The other mediation technique is facilitative mediation, in which the mediator is not asked to offer an opinion, but aids in discussion, points out strengths and weaknesses, and guides the parties in settlement negotiations. Such a technique, while useful to the parties, falls short of providing non-binding opinion.
Mini-trial. The term "mini-trial" is a procedure conducted by a neutral presiding over a panel consisting of representatives of the parties who have authority to settle the dispute - usually one representative from each party. Ideally, the party representatives should be individuals in upper management who have not been directly involved in the project from which the dispute arises so they are "emotionally divorced" from the dispute. The panel hears the evidence and/or information presented by attorneys and witnesses in summary fashion. Once the presentation phase is concluded, the neutral aids the other panel members in reaching a settlement by employing facilitative or evaluative mediation.
The term mini-trial is a misnomer. It is not a trial, but rather a structured settlement procedure which psychologically separates the parties' decision makers from the advocacy of their positions and places them apart with the neutral. Those with the authority to settle the dispute therefore become a part of the solution. Their perspective is that of the problem solver, as the advocates from both parties direct their presentation to them. Once the presentation is over, the party representatives deal solely with the neutral to arrive at a solution.
Mini-trials are very effective in resolving complex disputes. Cases which would require a hearing of a month or more have been resolved by mini-trials lasting a week or less. The savings in time and dollars is enormous.
Combined ADR Procedures. ADR procedures may be used in combination. The non-binding procedures of neutral case evaluation and mediation work well in combination. Once the neutral has rendered a non-binding opinion, this opinion can be used as the basis of settlement discussions. The neutral then assumes the role of mediator and facilitates the settlement discussions, meeting ex parte with the parties, if necessary.
This combination is particularly useful in disputes that involve several disputed change orders.

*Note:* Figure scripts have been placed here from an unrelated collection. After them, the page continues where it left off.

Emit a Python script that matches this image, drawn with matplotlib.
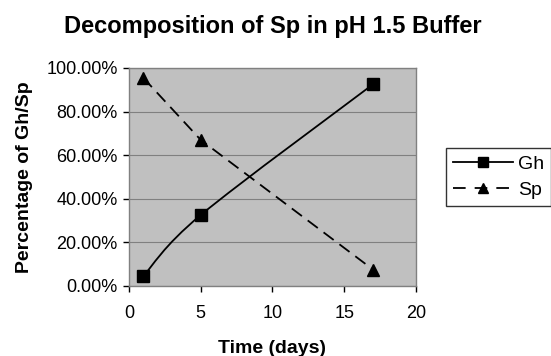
import matplotlib
matplotlib.use("Agg")
import matplotlib.pyplot as plt
from matplotlib.path import Path
from matplotlib.patches import PathPatch
from matplotlib.lines import Line2D
from matplotlib.ticker import FuncFormatter, MultipleLocator

plt.rcParams['font.family'] = ['Liberation Sans', 'DejaVu Sans']

days = [1, 5, 17]
gh = [4.5, 32.5, 92.5]
sp = [95.5, 67.0, 7.5]

title = "Decomposition of Sp in pH 1.5 Buffer"
xlabel = "Time (days)"
ylabel = "Percentage of Gh/Sp"
series_names = ["Gh", "Sp"]

fig = plt.figure(figsize=(5.51, 3.56), dpi=100)
ax = fig.add_axes([0.234, 0.197, 0.521, 0.612])
ax.set_facecolor('#C0C0C0')
ax.set_xlim(0, 20)
ax.set_ylim(0, 100)
ax.yaxis.set_major_locator(MultipleLocator(20))
ax.xaxis.set_major_locator(MultipleLocator(5))
ax.yaxis.set_major_formatter(FuncFormatter(lambda v, p: f"{v:.2f}%"))
ax.grid(axis='y', color='#808080', linewidth=0.8)
ax.set_axisbelow(True)
for s in ax.spines.values():
    s.set_color('#808080')
    s.set_linewidth(1.0)
ax.tick_params(axis='both', direction='out', length=4, width=1, color='black',
               labelsize=13, pad=4)
ax.tick_params(axis='x', pad=10)

# Smoothed (Excel-style) curve for Gh via cubic Bezier through data points
def smooth_path(xs, ys):
    pts = list(zip(xs, ys))
    verts = [pts[0]]
    codes = [Path.MOVETO]
    n = len(pts)
    for i in range(n - 1):
        p0 = pts[i - 1] if i > 0 else pts[i]
        p1 = pts[i]
        p2 = pts[i + 1]
        p3 = pts[i + 2] if i + 2 < n else pts[i + 1]
        c1 = (p1[0] + (p2[0] - p0[0]) / 6, p1[1] + (p2[1] - p0[1]) / 6)
        c2 = (p2[0] - (p3[0] - p1[0]) / 6, p2[1] - (p3[1] - p1[1]) / 6)
        verts += [c1, c2, p2]
        codes += [Path.CURVE4] * 3
    return Path(verts, codes)

ax.add_patch(PathPatch(smooth_path(days, gh), facecolor='none', edgecolor='black',
                       linewidth=1.3, zorder=3))
ax.plot(days, gh, linestyle='none', marker='s', markersize=8, color='black', zorder=4,
        clip_on=False)
ax.plot(days, sp, linestyle=(0, (7, 4)), linewidth=1.3, marker='^', markersize=8,
        color='black', zorder=4, clip_on=False)

ax.set_title(title, fontsize=17, fontweight='bold', pad=25)
ax.set_xlabel(xlabel, fontsize=14, fontweight='bold', labelpad=13)
ax.set_ylabel(ylabel, fontsize=14, fontweight='bold', labelpad=10)

handles = [Line2D([], [], color='black', linewidth=1.3, marker='s', markersize=7),
           Line2D([], [], color='black', linewidth=1.3, linestyle=(0, (7, 5)), marker='^',
                  markersize=7)]
leg = fig.legend(handles, series_names, loc='upper left', bbox_to_anchor=(0.8094, 0.584),
                 fontsize=14, frameon=True, fancybox=False, edgecolor='black',
                 borderpad=0.35, handlelength=3.1, handletextpad=0.25, labelspacing=0.45,
                 borderaxespad=0)
leg.get_frame().set_linewidth(1.0)

fig.savefig("out.png", dpi=100)
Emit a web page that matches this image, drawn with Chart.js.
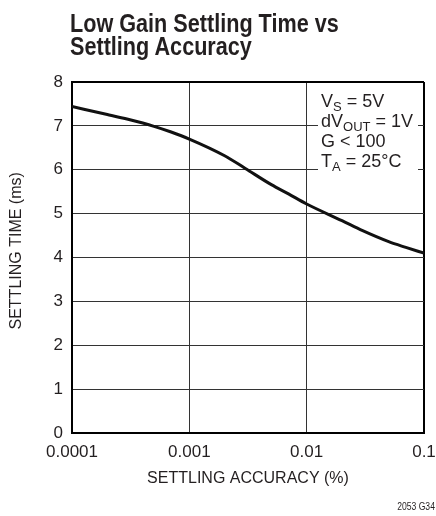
<!DOCTYPE html>
<html>
<head>
<meta charset="utf-8">
<script src="https://cdn.jsdelivr.net/npm/chart.js@4.4.1/dist/chart.umd.min.js"></script>
<style>
  html, body { margin: 0; padding: 0; background: #fff; }
  #wrap { position: relative; width: 436px; height: 516px; }
  #title {
    position: absolute; left: 70px; top: 12px;
    font: bold 25px "Liberation Sans", sans-serif;
    line-height: 23px; color: #231f20; white-space: nowrap;
    transform: scaleX(0.865); transform-origin: 0 0;
  }
  #note {
    position: absolute; right: 1px; top: 501px;
    font: 10px "Liberation Sans", sans-serif; color: #231f20;
    transform: scaleX(0.86); transform-origin: 100% 0;
  }
  canvas { position: absolute; left: 0; top: 0; }
</style>
</head>
<body>
<div id="wrap">
  <canvas id="chart" width="436" height="516"></canvas>
  <div id="title">Low Gain Settling Time vs<br>Settling Accuracy</div>
  <div id="note">2053 G34</div>
</div>
<script>
"use strict";

/* data */
var accuracy    = [0.0001, 0.0002, 0.0003, 0.0005, 0.0007, 0.001, 0.002, 0.003, 0.005, 0.007, 0.01, 0.02, 0.03, 0.05, 0.07, 0.1];
var settleTime  = [7.44,   7.26,   7.15,   6.99,   6.86,   6.70,  6.32,  6.03,  5.66,  5.45,  5.22, 4.84, 4.61, 4.36, 4.23, 4.10];
var xTickValues = [0.0001, 0.001, 0.01, 0.1];
var xTickLabels = ['0.0001', '0.001', '0.01', '0.1'];
var yTickValues = [0, 1, 2, 3, 4, 5, 6, 7, 8];

var FONT = '"Liberation Sans", sans-serif';
var INK  = '#231f20';

var points = accuracy.map(function(a, i) { return { x: a, y: settleTime[i] }; });

/* conditions box, top right of the plot */
var condLines = [
  [['V', false], ['S', true], [' = 5V', false]],
  [['dV', false], ['OUT', true], [' = 1V', false]],
  [['G < 100', false]],
  [['T', false], ['A', true], [' = 25°C', false]]
];

var conditionsPlugin = {
  id: 'conditions',
  afterDatasetsDraw: function(chart) {
    var ctx = chart.ctx, area = chart.chartArea;
    var x0 = area.right - 103, y0 = area.top + 25;
    ctx.save();
    ctx.fillStyle = '#fff';
    ctx.fillRect(x0 - 3, area.top + 6, 100, 86);
    ctx.fillStyle = INK;
    ctx.textBaseline = 'alphabetic';
    condLines.forEach(function(line, i) {
      var x = x0, y = y0 + i * 20;
      line.forEach(function(part) {
        ctx.font = (part[1] ? '13px ' : '18px ') + FONT;
        ctx.fillText(part[0], x, part[1] ? y + 4 : y);
        x += ctx.measureText(part[0]).width;
      });
    });
    ctx.restore();
  }
};

var edge = function(ctx, last) {
  return ctx.index === last ? 2 : 1;
};

new Chart(document.getElementById('chart'), {
  type: 'line',
  data: {
    datasets: [{
      data: points,
      borderColor: '#111',
      borderWidth: 3,
      pointRadius: 0,
      fill: false,
      cubicInterpolationMode: 'monotone'
    }]
  },
  options: {
    responsive: false,
    animation: false,
    layout: { padding: { top: 82, left: 0, right: 12, bottom: 28 } },
    plugins: { legend: { display: false }, tooltip: { enabled: false } },
    scales: {
      x: {
        type: 'logarithmic',
        min: 0.0001, max: 0.1,
        afterBuildTicks: function(s) { s.ticks = xTickValues.map(function(v) { return { value: v }; }); },
        afterFit: function(s) { s.height = 55; s.paddingLeft = 0; s.paddingRight = 0; },
        grid: {
          color: function(c) { return c.index === xTickValues.length - 1 ? '#000' : '#333'; },
          lineWidth: function(c) { return edge(c, xTickValues.length - 1); },
          drawTicks: false
        },
        border: { color: '#000', width: 2 },
        ticks: {
          color: INK, padding: 9, maxRotation: 0, autoSkip: false,
          font: { family: FONT, size: 17 },
          callback: function(v) { var i = xTickValues.indexOf(v); return i < 0 ? null : xTickLabels[i]; }
        },
        title: {
          display: true, text: 'SETTLING ACCURACY (%)', color: INK,
          font: { family: FONT, size: 16 }, padding: { top: 0, bottom: 0 }
        }
      },
      y: {
        min: 0, max: 8,
        afterBuildTicks: function(s) { s.ticks = yTickValues.map(function(v) { return { value: v }; }); },
        afterFit: function(s) { s.width = 72; },
        grid: {
          color: function(c) { return c.index === yTickValues.length - 1 ? '#000' : '#333'; },
          lineWidth: function(c) { return edge(c, yTickValues.length - 1); },
          drawTicks: false
        },
        border: { color: '#000', width: 2 },
        ticks: { color: INK, padding: 9, font: { family: FONT, size: 17 } },
        title: {
          display: true, text: '   SETTLING TIME (ms)', color: INK,
          font: { family: FONT, size: 16 }, padding: { top: 7, bottom: 0 }
        }
      }
    }
  },
  plugins: [conditionsPlugin]
});
</script>
</body>
</html>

In such disputes, the parties often elect to proceed by presenting information on each individual change order, receiving a non-binding opinion as to entitlement, and then resolving quantum by mediation with the help of the neutral.
Conclusion. ADR procedures are used successfully to resolve construction disputes, but the appropriate technique must be determined by the parties, sometimes in collaboration with the neutral. A clear understanding of the similarities and differences between the available techniques is necessary in order to make an informed choice. The parties may decide to use one or more procedures in combination in any given case.